After settling up our accounts and saying our goodbyes, we set out for the hotel, an hour and a half of winding Irish country roads ahead of us. Naturally, the Google maps voice (who we nicknamed The Google Bitch on the drive) took us on some new random drive which led us to even smaller winding roads then before. Tiny one-lane bridges on tiny one-lane roads gave way to more small towns with more vast magnificent views which I again tried in vain to capture with my camera.
The trip home was possibly even more beautiful than the trip there, and now that I had hours of experience driving in the land of one-lane roads devoid of any markings that might help me remember which side to drive on, I handled the twisting lanes with ease.

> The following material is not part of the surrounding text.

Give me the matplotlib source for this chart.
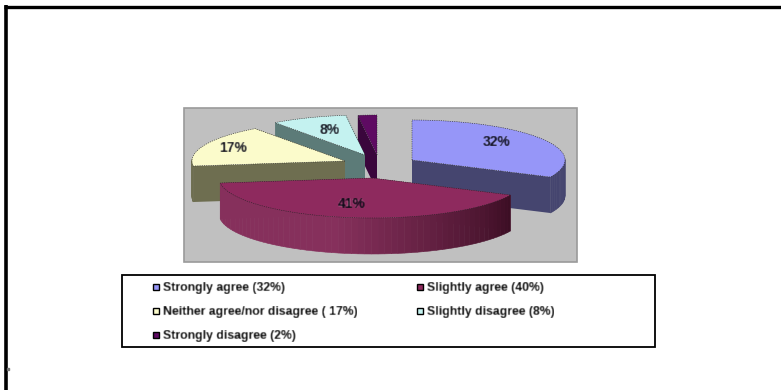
import numpy as np
import matplotlib
matplotlib.use("Agg")
import matplotlib.pyplot as plt
from matplotlib.patches import Rectangle, Polygon

# pie values as printed on the slices, clockwise from 12 o'clock
categories = ["Strongly agree", "Slightly agree", "Neither agree/nor disagree",
              "Slightly disagree", "Strongly disagree"]
values = [32, 41, 17, 8, 2]
slice_labels = ["32%", "41%", "17%", "8%", ""]
# the legend disagrees a little with the slices (40% vs 41%), keep it as is
legend_labels = ["Strongly agree (32%)", "Slightly agree (40%)",
                 "Neither agree/nor disagree ( 17%)", "Slightly disagree (8%)",
                 "Strongly disagree (2%)"]

top_colors = ["#9696F8", "#8E2A5E", "#FBFBCB", "#C4F2F0", "#5E0A62"]
rim_light = ["#45456F", "#86305C", "#6E6E50", "#5C7B78", "#3A063C"]
rim_dark = ["#35355F", "#3C0E24", "#6E6E50", "#5C7B78", "#2A042C"]

# exploded slice centres in pixels
centers = [(412, 160), (372, 178), (345, 161), (365, 155), (377, 155)]
draw_order = [4, 3, 2, 0, 1]
label_pos = [(497, 142), (352, 204), (233, 148), (330, 130)]
RX, RY, DEPTH = 153, 40, 36

fig = plt.figure(figsize=(7.81, 3.90), dpi=100)
ax = fig.add_axes([0, 0, 1, 1])
ax.set_xlim(0, 781)
ax.set_ylim(390, 0)
ax.axis("off")


def rim_point(c, ang):
    return c[0] + RX * np.sin(ang), c[1] - RY * np.cos(ang)


def soften(img, dpi):
    # the source is a blurry scan, smear the text a bit
    out = img.astype(float)
    kernel = np.array([0.15, 0.7, 0.15])
    out = np.apply_along_axis(lambda m: np.convolve(m, kernel, mode="same"), 0, out)
    out = np.apply_along_axis(lambda m: np.convolve(m, kernel, mode="same"), 1, out)
    return out, 0, 0


# page frame, only top and left are visible
ax.plot([4, 781], [6.5, 6.5], color="black", lw=2.4, solid_capstyle="butt")
ax.plot([5.5, 5.5], [5, 390], color="black", lw=2.6, solid_capstyle="butt")
ax.plot([8], [369], marker="s", ms=1.5, color="#777777")

# plot area
ax.add_patch(Rectangle((184, 108), 393, 154, fc="#C0C0C0", ec="#9A9A9A", lw=1.2))

# slices back to front
fracs = np.array(values) / sum(values)
edges = np.concatenate([[0], np.cumsum(fracs)]) * 2 * np.pi
for i in draw_order:
    c = centers[i]
    a0, a1 = edges[i], edges[i + 1]
    z = 2 + draw_order.index(i)
    angs = np.linspace(a0, a1, 60)
    arc = [rim_point(c, a) for a in angs]

    # the two cut faces
    for a in (a0, a1):
        p = rim_point(c, a)
        ax.add_patch(Polygon([c, p, (p[0], p[1] + DEPTH), (c[0], c[1] + DEPTH)],
                             fc=rim_light[i], ec="none", zorder=z))

    # outer wall, darker towards the right
    light = np.array(matplotlib.colors.to_rgb(rim_light[i]))
    dark = np.array(matplotlib.colors.to_rgb(rim_dark[i]))
    for j in range(len(angs) - 1):
        if np.cos(angs[j]) > 0.05:
            continue
        t = (angs[j] - a0) / (a1 - a0)
        col = dark + (light - dark) * min(1, t * 1.9)
        p, q = arc[j], arc[j + 1]
        ax.add_patch(Polygon([p, q, (q[0], q[1] + DEPTH), (p[0], p[1] + DEPTH)],
                             fc=col, ec=col, lw=0.4, zorder=z))

    ax.add_patch(Polygon([c] + arc, fc=top_colors[i], ec="#222222", lw=0.4, ls=(0, (2, 2)), zorder=z + 0.5))

for (x, y), s in zip(label_pos, [t for t in slice_labels if t]):
    t = ax.text(x, y, s, ha="center", va="center", fontsize=10, fontweight="bold",
                family="Liberation Sans", color="#0c0c18", zorder=20)
    t.set_agg_filter(soften)

# legend box
ax.add_patch(Rectangle((122, 275), 533, 72, fc="white", ec="black", lw=1.3))
legend_xy = [(152, 287), (416, 287), (152, 311), (416, 311), (152, 335)]
for (x, y), s, col in zip(legend_xy, legend_labels, top_colors):
    ax.add_patch(Rectangle((x + 1, y - 3), 6, 6, fc=col, ec="black", lw=1.0))
    t = ax.text(x + 11, y + 1, s, ha="left", va="center", fontsize=8.8, fontweight="bold",
                family="Liberation Sans", color="black")
    t.set_agg_filter(soften)

fig.savefig("out.png", dpi=100)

In fact, I would say that it took me about two days to acclimate to the world of Irish country roads, six-leggers and all.
Later that day we went back to Dublin to do some touristy stuff and typical vacation shopping. In one of the many stores, I came across a bin of “real” Irish Shillelaghs. I picked one up to examine it with my newfound expert eye and could immediately see that these were low-quality mass-produced items made for the typical tourist. They were covered in scratches, had nowhere near the attention to detail that Liam’s Olde Shillelagh shop’s wares exhibited, and though they looked the part from a cursory glance, I had the distinct feeling that these cheap knock-offs might shatter like an old dried stick should you feel the need to use it for its intended purpose, which of course is knocking the heads of English imperialist invaders. As an American who celebrates independence from those same imperialists every year, only the real thing is good enough for me.
If you’re looking for a Shillelagh stick of any type, do yourself a favor and check out the Olde Shillelagh Shop. Better yet, if you find yourself in Ireland, make the pilgrimage and meet the master himself and his lovely family. It is absolutely worth the trip.